Empty apartment blocks are a common sight in Hoyerswerda
It's not uncommon to see unneeded housing units being torn down in eastern cities. The most extreme example is Hoyerswerda near Germany's border with Poland and the Czech Republic, which has lost half of its population in the past decade.
In these respects, two different economic subsets continue to exist. And dissatisfaction with such differences and inequities has manifested itself politically.
The rise and fragmentation of the Left
The incorporation of what Germans call the "new states" into the political system of the Federal Republic has wrought changes few would have anticipated back in 1990.
The current German chancellor, Angela Merkel, hails from the East, although many Germans tend to forget that fact. And though most eastern Germans vote for one of the western parties, others have sought their own alternative.
The Left Party, the successor to the old socialist party in Communist East Germany, combined with left-wing fringe parties from the West, has established itself as a mouthpiece for disgruntled easterners.
Gysi (right) and westerner Oskar Lafontaine led the Left Party to prominence
"Reunification had a structural flaw in that the elites of the East weren't accepted, and not just the political elites, but the pedagogical, scientific and artistic elites as well," Left Party parliamentary leader Gregor Gysi told Deutsche Welle. "In the beginning, they had no time for my party, but they were rebuffed and forced back to us because the other parties weren't prepared to accept them."
The ironic result is that while the SPD and the Greens are leery of cooperating with former communists, the political left is bifurcated, helping Merkel's center-right government to hold on to power.
The establishment of the Left Party as a form of peaceful political protest can be seen as evidence of eastern Germans' adoption of western democracy. But it has also deepened many western Germans' sense of a cultural divide between them and their fellow citizens.
Ost- and Westalgia
One unambiguously positive aspect of reunification has been the removal of political barriers that kept many German families painfully separated during the Cold War. There are no exact figures for how many West and East Germans had relatives in the "other" Germany, but an average of 26 million care packages were sent annually from west to east during Germany's division - an indication of the personal hardships caused by political division.
"Those who felt imprisoned were overjoyed at an end to their suffering," says Brigitte Klump, an author whose private petitions to the United Nations over the course of many years helped some 4,000 people leave Communist East Germany. "And naturally I still feel joy when I hear from people who succeeded in integrating into the West."
There aren't many East-West marriages
Ostalgia - eastern Germans' supposed longing for the way things were - is a regular topic in the media, but in polls only around ten percent of easterners say they preferred life under socialism. And eastern Germans' self-identification as a group decreases the later they were born.
Meanwhile, around half of western Germans say the time before 1989 was better than afterward. This reflects their fond memories of a period of affluence and clear social consensus and suggests that "westalgia" is far more prevalent than its eastern equivalent.

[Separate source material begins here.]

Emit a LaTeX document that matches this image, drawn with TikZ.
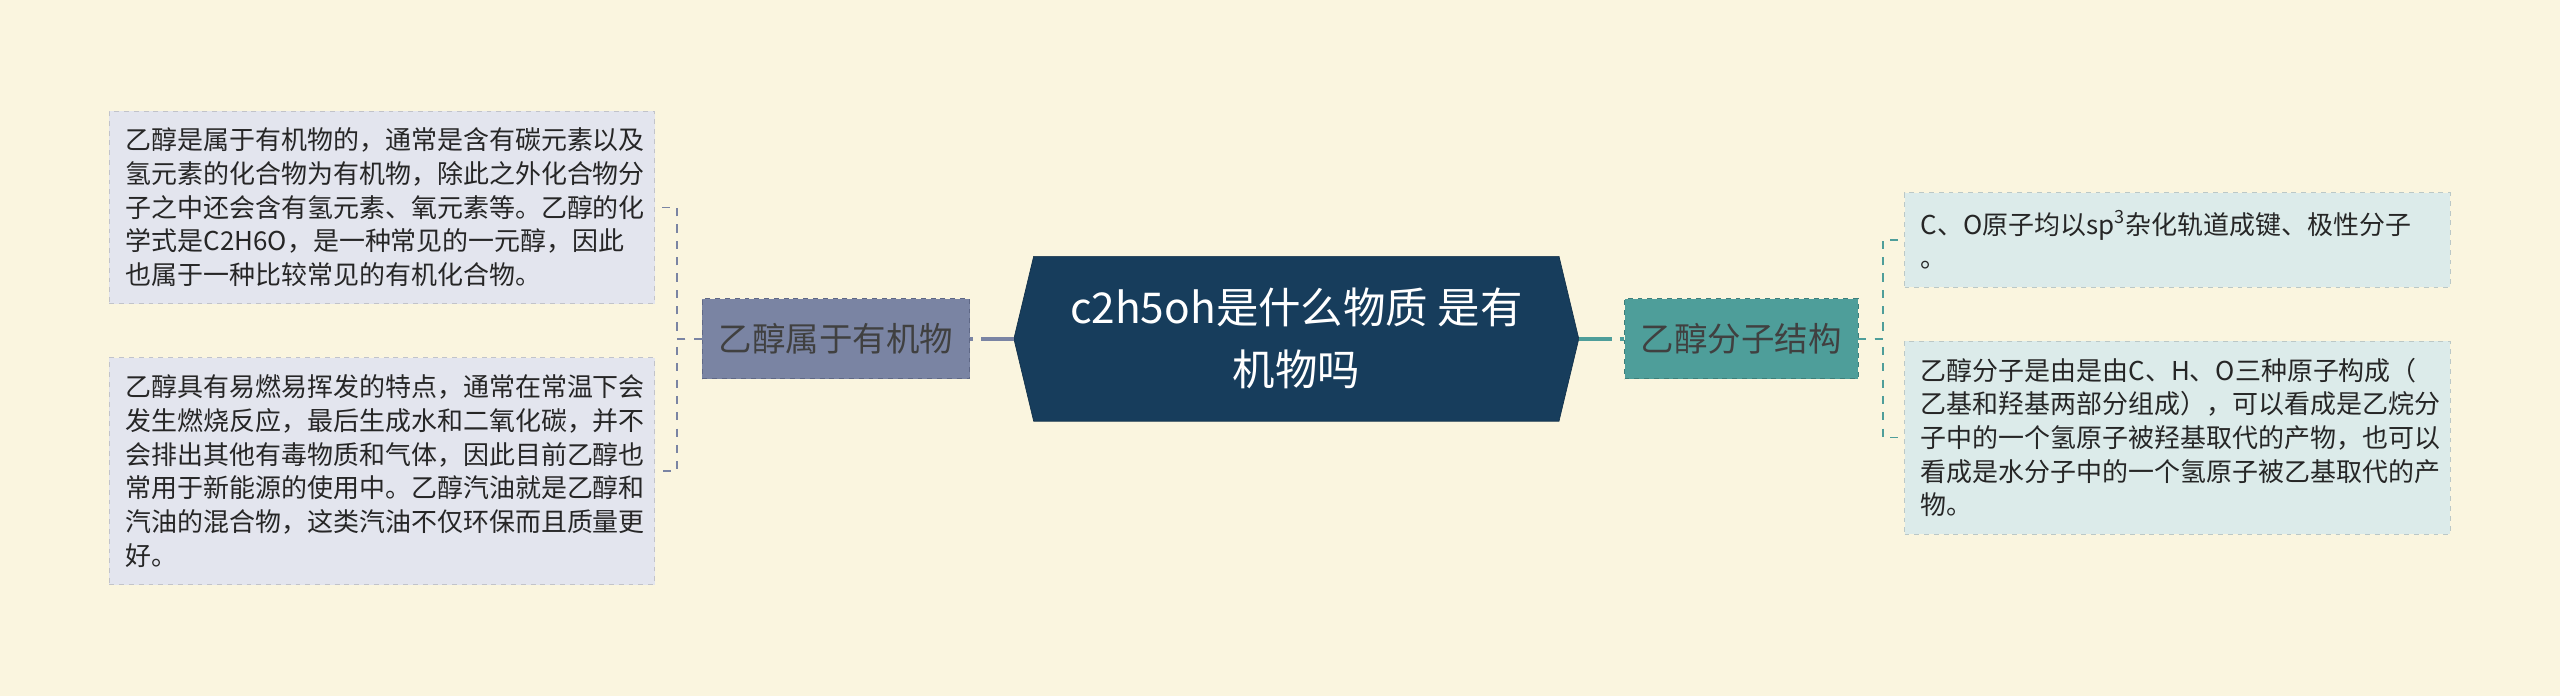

Partnerships between eastern and western Germans make up only around four percent of all German marriages. This may be due to the fact that most Germans still stay in the places they grew up and maintain long-term social circles. But the number of "Ossis" and "Wessis" tying the knot lags significantly behind that of Germans and foreigners.
"Thanks to reunification, Germany as a whole has gotten a lot more diverse, and feelings of togetherness have grown," Wolfgang Schaeuble said. "What we still need is time, patience, including patience with one another, and the experience of having successfully solved problems together."
The global factor
One oft-neglected aspect of reunification is the contributions made by residents who do not hold German passports and the effects it had on them.
Foreigners are also part of the story
Foreigners account for roughly eight percent of Germany's population, and with the removal of the East-West political divide, German society became much more multicultural, with large communities from Eastern Europe joining the substantial Turkish minority that had established itself in the post-war Federal Republic.
"The German immigrant nation is one of many nationalities, including Germans from the old Federal Republic, others from the former East, millions of ethnic Germans from Eastern Europe as well as an immigrant population of non-German descent," said Germany's leading immigration expert Klaus Bade. "Former 'guest workers' make up the majority, but there are also lots of smaller groups from an ever greater variety of backgrounds."
Foreigners have an inestimable impact on today's German society, and immigration is crucial in offsetting population decline, as both western and eastern Germans are having fewer and fewer children.
But after a boom immediately following the end of the Cold War, the number of foreigners in Germany has stagnated. Economists and sociologists see this as a worrisome trend because Germany needs to increase its workforce to compensate for the aging population entering retirement.
Two decades on from 1990, it is more apparent than ever that "reunification" is not a restoration of a past society, but a process of creating something new that is inextricable from globalization. Old national paradigms are coming under ever increasing challenges, so the future of the new Federal Republic is likely to be influenced just as much by factors from abroad as from within its own borders.